TASK TO CARRY OUT
From the first line of the data below through the line bearing "x_pct = list(range(0, 101))", reproduce each line exactly; do not include pictures.

═══ WORKING DATA ═══

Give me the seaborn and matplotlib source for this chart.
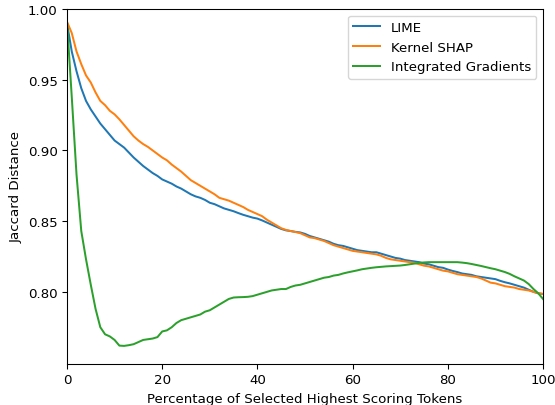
import numpy as np
import pandas as pd
import matplotlib
matplotlib.use("Agg")
import matplotlib.pyplot as plt
import seaborn as sns

x_pct = list(range(0, 101))

lime = [0.990, 0.970, 0.956, 0.944, 0.935, 0.929, 0.924, 0.919, 0.915, 0.911,
        0.907, 0.9045, 0.902, 0.8985, 0.895, 0.892, 0.889, 0.8865, 0.884, 0.882,
        0.8795, 0.878, 0.8765, 0.8745, 0.873, 0.871, 0.869, 0.8675, 0.8665, 0.865,
        0.863, 0.862, 0.8605, 0.859, 0.858, 0.857, 0.8557, 0.8545, 0.8535, 0.8525,
        0.8518, 0.8505, 0.849, 0.8475, 0.846, 0.8445, 0.8435, 0.843, 0.8424, 0.842,
        0.841, 0.8395, 0.8385, 0.8375, 0.8365, 0.8355, 0.834, 0.833, 0.8325, 0.8315,
        0.8305, 0.8295, 0.829, 0.8285, 0.828, 0.828, 0.827, 0.826, 0.825, 0.824,
        0.8235, 0.8225, 0.822, 0.8215, 0.821, 0.820, 0.8195, 0.8185, 0.8175, 0.817,
        0.8158, 0.8148, 0.814, 0.813, 0.8125, 0.812, 0.811, 0.8105, 0.810, 0.8095,
        0.809, 0.8078, 0.8068, 0.806, 0.805, 0.804, 0.803, 0.8015, 0.800, 0.799,
        0.7985]

kernel_shap = [0.991, 0.983, 0.970, 0.961, 0.953, 0.948, 0.941, 0.935, 0.932, 0.928,
               0.9255, 0.922, 0.918, 0.914, 0.910, 0.907, 0.9045, 0.9025, 0.900, 0.8975,
               0.895, 0.893, 0.890, 0.8875, 0.885, 0.882, 0.879, 0.877, 0.875, 0.873,
               0.871, 0.869, 0.8665, 0.8655, 0.8645, 0.863, 0.8615, 0.860, 0.858, 0.8565,
               0.855, 0.8535, 0.851, 0.849, 0.847, 0.845, 0.8438, 0.843, 0.8423, 0.8415,
               0.840, 0.8385, 0.838, 0.837, 0.836, 0.8345, 0.833, 0.832, 0.831, 0.830,
               0.829, 0.8285, 0.828, 0.8275, 0.827, 0.8265, 0.8255, 0.824, 0.823, 0.8225,
               0.822, 0.8215, 0.821, 0.8205, 0.8195, 0.8185, 0.818, 0.817, 0.816, 0.815,
               0.8145, 0.8135, 0.8125, 0.812, 0.8115, 0.811, 0.8105, 0.8095, 0.808, 0.8065,
               0.806, 0.805, 0.804, 0.8035, 0.803, 0.802, 0.8015, 0.801, 0.800, 0.799,
               0.7985]

integrated_gradients = [0.991, 0.938, 0.883, 0.843, 0.823, 0.805, 0.788, 0.775, 0.770, 0.7685,
                        0.766, 0.762, 0.7618, 0.7623, 0.763, 0.7645, 0.766, 0.7665, 0.767, 0.768,
                        0.772, 0.7728, 0.775, 0.778, 0.780, 0.781, 0.782, 0.783, 0.784, 0.786,
                        0.787, 0.789, 0.791, 0.793, 0.795, 0.796, 0.7962, 0.7963, 0.7965, 0.797,
                        0.798, 0.799, 0.800, 0.801, 0.8015, 0.802, 0.802, 0.8035, 0.8045, 0.805,
                        0.806, 0.807, 0.808, 0.809, 0.810, 0.8105, 0.8115, 0.812, 0.813, 0.8138,
                        0.8145, 0.8152, 0.816, 0.8165, 0.817, 0.8174, 0.8177, 0.818, 0.8182, 0.8184,
                        0.8186, 0.819, 0.8195, 0.820, 0.8205, 0.8208, 0.821, 0.821, 0.821, 0.821,
                        0.821, 0.821, 0.821, 0.8207, 0.8203, 0.8197, 0.819, 0.8183, 0.8175, 0.8167,
                        0.816, 0.815, 0.814, 0.8127, 0.811, 0.8095, 0.808, 0.8055, 0.802, 0.799,
                        0.795]

series_names = ["LIME", "Kernel SHAP", "Integrated Gradients"]

df = pd.concat([
    pd.DataFrame({"x": x_pct, "y": vals, "method": name})
    for name, vals in zip(series_names, [lime, kernel_shap, integrated_gradients])
], ignore_index=True)

s = 0.96
plt.rcParams.update({
    "font.size": 10 * s,
    "lines.linewidth": 1.5 * s,
    "axes.linewidth": 0.8 * s,
    "xtick.major.size": 3.5 * s,
    "ytick.major.size": 3.5 * s,
    "xtick.major.width": 0.8 * s,
    "ytick.major.width": 0.8 * s,
    "xtick.major.pad": 3.5 * s,
    "ytick.major.pad": 3.5 * s,
    "axes.labelpad": 4.0 * s,
    "legend.fontsize": 10 * s,
})

fig = plt.figure(figsize=(5.55, 4.06), dpi=100)
ax = fig.add_axes([0.1207, 0.101, 0.8577, 0.8744])
sns.lineplot(data=df, x="x", y="y", hue="method", hue_order=series_names,
             palette=["#1f77b4", "#ff7f0e", "#2ca02c"], linewidth=1.5 * s, ax=ax)
ax.set_xlim(0, 100)
ax.set_ylim(0.749, 1.0)
ax.set_yticks([0.80, 0.85, 0.90, 0.95, 1.00])
ax.set_xlabel("Percentage of Selected Highest Scoring Tokens")
ax.set_ylabel("Jaccard Distance")
ax.legend(title=None, loc="upper right")
fig.savefig("out.png", dpi=100)
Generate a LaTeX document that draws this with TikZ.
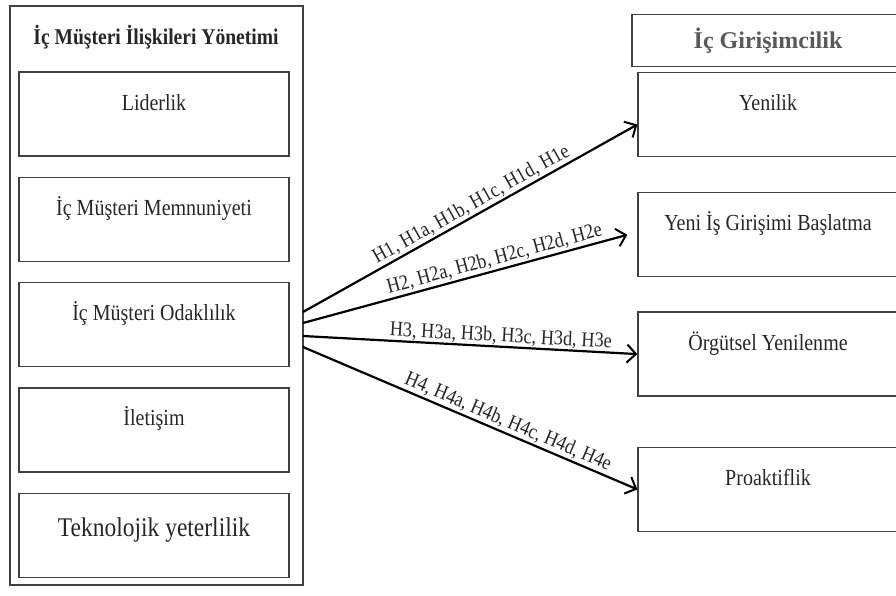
\documentclass[tikz,border=0pt]{standalone}
\usepackage{fontspec}
\setmainfont[FakeStretch=0.87]{Liberation Serif}
\newfontfamily\headfont{Liberation Serif}
\usetikzlibrary{positioning,arrows.meta}

\begin{document}
\begin{tikzpicture}[
  x=1pt, y=-1pt,
  node distance=20pt and 20pt,
  boxline/.style={draw=black!75,line width=1.3pt},
  leftbox/.style={boxline,minimum width=270pt,inner xsep=0pt,inner ysep=0pt,text height=38pt,text depth=46pt,font=\fontsize{23}{26}\selectfont,text=black!85},
  rightbox/.style={leftbox,minimum width=260pt},
  hyp/.style={-{Straight Barb[length=9pt,width=18pt,line width=2pt]},line width=2.2pt},
  hyplabel/.style={sloped,above,inner sep=1.5pt,font=\fontsize{21}{23}\selectfont,text=black!85}
]
\useasboundingbox (0,0) rectangle (896,595);

% left side
\node[boxline,minimum width=293pt,minimum height=579pt,inner sep=0pt] (imy) at (156.5,295.5) {};
\node[anchor=base,font=\bfseries\fontsize{22.5}{24}\selectfont,text=black!85] (imyt) at (156,44) {İç Müşteri İlişkileri Yönetimi};

\node[leftbox] (lid) at (154,114) {Liderlik};
\node[leftbox, below=of lid] (mem) {İç Müşteri Memnuniyeti};
\node[leftbox, below=of mem] (oda) {İç Müşteri Odaklılık};
\node[leftbox, below=of oda] (ile) {İletişim};
\node[leftbox, below=of ile, text height=43pt, text depth=41pt, font=\fontsize{27}{30}\selectfont] (tek) {Teknolojik yeterlilik};

% right side
\node[rightbox] (yen) at (768,114.5) {Yenilik};
\node[boxline,minimum width=272pt,minimum height=52pt,font=\headfont\bfseries\fontsize{24}{26}\selectfont,text=black!65,above=5pt of yen] (icg) {İç Girişimcilik};
\node[rightbox, below=35pt of yen] (yis) {Yeni İş Girişimi Başlatma};
\node[rightbox, below=34pt of yis] (org) {Örgütsel Yenilenme};
\node[rightbox, below=50pt of org] (pro) {Proaktiflik};

% hypotheses
\coordinate (s1) at (303,312);
\coordinate (s2) at (303,323);
\coordinate (s3) at (303,336);
\coordinate (s4) at (303,347);

\draw[hyp] (s1) -- node[hyplabel,pos=0.52] (h1) {H1, H1a, H1b, H1c, H1d, H1e} ([yshift=-10pt]yen.west);
\draw[hyp] (s2) -- node[hyplabel,pos=0.6] (h2) {H2, H2a, H2b, H2c, H2d, H2e} ([xshift=-10pt]yis.west);
\draw[hyp] (s3) -- node[hyplabel,pos=0.59,inner sep=0.5pt] (h3) {H3, H3a, H3b, H3c, H3d, H3e} (org.west);
\draw[hyp] (s4) -- node[hyplabel,pos=0.6] (h4) {H4, H4a, H4b, H4c, H4d, H4e} (pro.west);

\end{tikzpicture}
\end{document}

═══

RESULT
Give me the seaborn and matplotlib source for this chart.
import numpy as np
import pandas as pd
import matplotlib
matplotlib.use("Agg")
import matplotlib.pyplot as plt
import seaborn as sns

x_pct = list(range(0, 101))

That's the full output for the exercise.